27. The facts relevant to the present issue are:

  • (a) The applicant's first planting of olive trees was in November 1998 (i.e. in the 1998-1999 taxation year) when 320 trees were planted.
  • (b) Olive trees do not produce a crop of olives until year 4.
  • (c) The expected yield per tree in year 4 is 10 kilograms.
  • (d) The applicant contends that the sale price for olives is $1.40 per kilo.
  • (e) A further planting of 200 trees took place in August 2000 (i.e. in the 2000-2001 taxation year).
  • (f) The applicant's business activity was not affected by drought until after the August 2000 planting.

On the basis of these facts the following conclusions may be drawn:

  • (i) The first crop from the initial planting of 320 trees could be expected to be produced in the taxation year 2002-2003 when a return of $4480 could be anticipated. No income could be expected for the 2001-2002 income year.
  • (ii) The first crop from the second planting of 200 trees could be expected to be produced in the 2004-2005 income year and

    ATC 2130

    is irrelevant to the matter under consideration.
  • (iii) Based on the applicant's own figures, the business activity could not have satisfied the assessable income test in the 2001-2002 taxation year and could only have satisfied that test in the 2002-2003 income year if the initial planting had been of at least 1430 trees.
  • (iv) The special circumstances relied upon had no bearing upon the decision to plant only 320 trees in 1998-1999.

28. Having regard to the foregoing facts, there is no basis to support the applicant's claim that but for the special circumstances referred to above, his olive growing business activity would have satisfied one of the four tests in either the 2001-2002 income year or the 2002-2003 income year. There is therefore no basis upon which the discretion conferred by s 35-55(1)(a) could be exercised in the applicant's favour.

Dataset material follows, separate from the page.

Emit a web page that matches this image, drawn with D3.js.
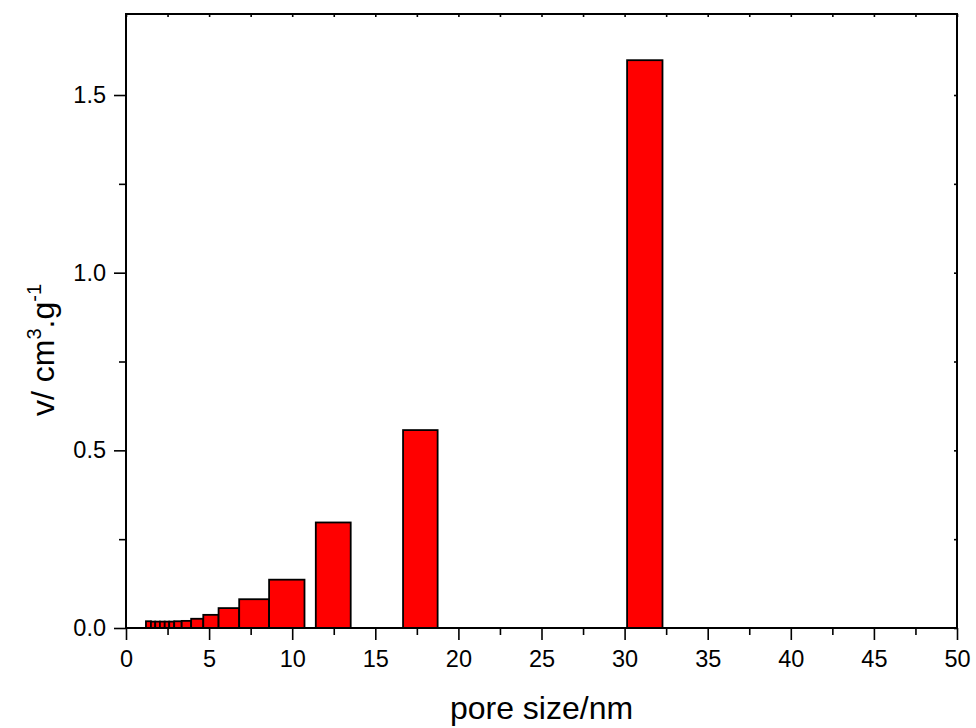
<!DOCTYPE html>
<html>
<head>
<meta charset="utf-8">
<script src="https://cdn.jsdelivr.net/npm/d3@7"></script>
<style>
  body { margin: 0; background: #fff; }
  svg { display: block; }
  text { font-family: "Liberation Sans", Arial, sans-serif; fill: #000; }
</style>
</head>
<body>
<svg id="chart" width="976" height="728"></svg>
<script>
// Pore size bins (nm): start and end of each column, and pore volume (cm3/g)
const binStart = [1.20, 1.50, 1.76, 2.04, 2.33, 2.60, 2.90, 3.35, 3.92, 4.65, 5.57, 6.81, 8.61, 11.42, 16.67, 30.15];
const binEnd   = [1.50, 1.76, 2.04, 2.33, 2.60, 2.90, 3.35, 3.92, 4.65, 5.57, 6.81, 8.61, 10.74, 13.52, 18.75, 32.28];
const volume   = [0.019, 0.018, 0.018, 0.018, 0.018, 0.018, 0.019, 0.020, 0.026, 0.037, 0.056, 0.081, 0.136, 0.297, 0.557, 1.598];

const xMajorTicks = [0, 5, 10, 15, 20, 25, 30, 35, 40, 45, 50];
const xMinorTicks = [2.5, 7.5, 12.5, 17.5, 22.5, 27.5, 32.5, 37.5, 42.5, 47.5];
const yMajorTicks = [0.0, 0.5, 1.0, 1.5];
const yMinorTicks = [0.25, 0.75, 1.25];
const yTickLabels = ["0.0", "0.5", "1.0", "1.5"];

const svg = d3.select("#chart");
const mLeft = 126, mRight = 957, mTop = 14, mBottom = 628;

const x = d3.scaleLinear().domain([0, 50]).range([mLeft, mRight]);
const y = d3.scaleLinear().domain([0, 1.728]).range([mBottom, mTop]);

const bars = binStart.map((s, i) => ({ x0: s, x1: binEnd[i], v: volume[i] }));

// bars
svg.append("g").selectAll("rect").data(bars).join("rect")
  .attr("x", d => x(d.x0))
  .attr("y", d => y(d.v))
  .attr("width", d => x(d.x1) - x(d.x0))
  .attr("height", d => y(0) - y(d.v))
  .attr("fill", "#ff0000")
  .attr("stroke", "#000")
  .attr("stroke-width", 1.8);

function styleAxis(g) {
  g.select(".domain").remove();
  g.selectAll(".tick line").attr("stroke", "#000").attr("stroke-width", 1.6);
}

const tickFont = 23.5;

// bottom axis major
svg.append("g").attr("transform", `translate(0,${mBottom})`)
  .call(d3.axisBottom(x).tickValues(xMajorTicks).tickSize(12).tickPadding(10).tickFormat(d3.format("d")))
  .call(styleAxis)
  .call(g => g.selectAll("text").attr("font-size", tickFont).attr("font-family", "Liberation Sans, Arial, sans-serif"));
// bottom minor
svg.append("g").attr("transform", `translate(0,${mBottom})`)
  .call(d3.axisBottom(x).tickValues(xMinorTicks).tickSize(7).tickFormat(""))
  .call(styleAxis);

// left axis major
svg.append("g").attr("transform", `translate(${mLeft},0)`)
  .call(d3.axisLeft(y).tickValues(yMajorTicks).tickSize(12).tickPadding(8).tickFormat((d, i) => yTickLabels[i]))
  .call(styleAxis)
  .call(g => g.selectAll("text").attr("font-size", tickFont).attr("font-family", "Liberation Sans, Arial, sans-serif"));
// left minor
svg.append("g").attr("transform", `translate(${mLeft},0)`)
  .call(d3.axisLeft(y).tickValues(yMinorTicks).tickSize(7).tickFormat(""))
  .call(styleAxis);

// top axis tiny inward ticks
svg.append("g").attr("transform", `translate(0,${mTop})`)
  .call(d3.axisBottom(x).tickValues(xMajorTicks.concat(xMinorTicks)).tickSize(3).tickFormat(""))
  .call(styleAxis);
// right axis tiny inward ticks
svg.append("g").attr("transform", `translate(${mRight},0)`)
  .call(d3.axisLeft(y).tickValues(yMajorTicks.concat(yMinorTicks)).tickSize(3).tickFormat(""))
  .call(styleAxis);

// frame
svg.append("rect")
  .attr("x", mLeft).attr("y", mTop)
  .attr("width", mRight - mLeft).attr("height", mBottom - mTop)
  .attr("fill", "none").attr("stroke", "#000").attr("stroke-width", 2);

// axis titles
svg.append("text")
  .attr("x", (mLeft + mRight) / 2).attr("y", 719)
  .attr("text-anchor", "middle").attr("font-size", 32)
  .text("pore size/nm");

const yt = svg.append("text")
  .attr("transform", `translate(54,350) rotate(-90)`)
  .attr("text-anchor", "middle").attr("font-size", 32);
yt.append("tspan").text("v/ cm");
yt.append("tspan").attr("font-size", 20).attr("dy", -13).text("3");
yt.append("tspan").attr("dy", 13).text(".g");
yt.append("tspan").attr("font-size", 20).attr("dy", -13).text("-1");
</script>
</body>
</html>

Review of the decision on objection to the second private ruling

29. The applicant sought the exercise of the respondent's discretion under s 35-55(1)(a) for the income year 2003-2004 on the basis of the same special circumstances (drought) as were relied upon in his objection to the assessments of tax for the years ended 30 June 2002 and 2003. In his application for private ruling the applicant relied upon the material previously put before the respondent.

30. For the applicant's business activity to have satisfied the assessable income test for the income year 2003-2004, it would be necessary for the activity to have generated not less than $20,000 income in that year. The evidence indicates that the first planting of 320 olive trees could be expected to have provided a crop in the income year 2002-2003 and it could be expected that there would be a second crop in the income year 2003-2004. The second planting of 200 trees in August 2000 would not be expected to provide a crop until the income year 2004-2005 and thus is irrelevant to the present matter under consideration.

31. The material put before the respondent in relation to the applicant's first application for private ruling, which he relied upon in support of the application now under consideration, indicated that in the second year of crop (that is after 5 years from planting) a yield of 20 kilograms per tree could be expected. Again using the applicant's claimed return of $1.40 per kilogram, the second crop from the first 320 trees could be expected to yield a gross return of $8960, again substantially short of the $20,000 required to satisfy the assessable income test.

32. The special circumstances that are relied upon by the applicant, namely drought in the years 2001-2003 had no bearing upon the applicant's decision to engage upon a staged planting of trees over a period of years. To have satisfied the assessable income test for the income year 2003-2004, the applicant would have had to plant substantially more trees in either or both of the 1998-1999 and 1999-2000 income years. It is not suggested that the drought had any bearing upon this aspect of the business activity.

Conclusions

33. Having regard to the foregoing, the decision of the Tribunal is that:

  • (a) the respondent's Decision on Objection dated 8 December 2003 be affirmed (VT2004/36-39);
  • (b) the respondent's Decision on Objection dated 27 October 2004 be affirmed (VT2004/338-339); and
  • (c) the respondent's Decision on Objection dated 10 May 2005 be affirmed (VT2005/330).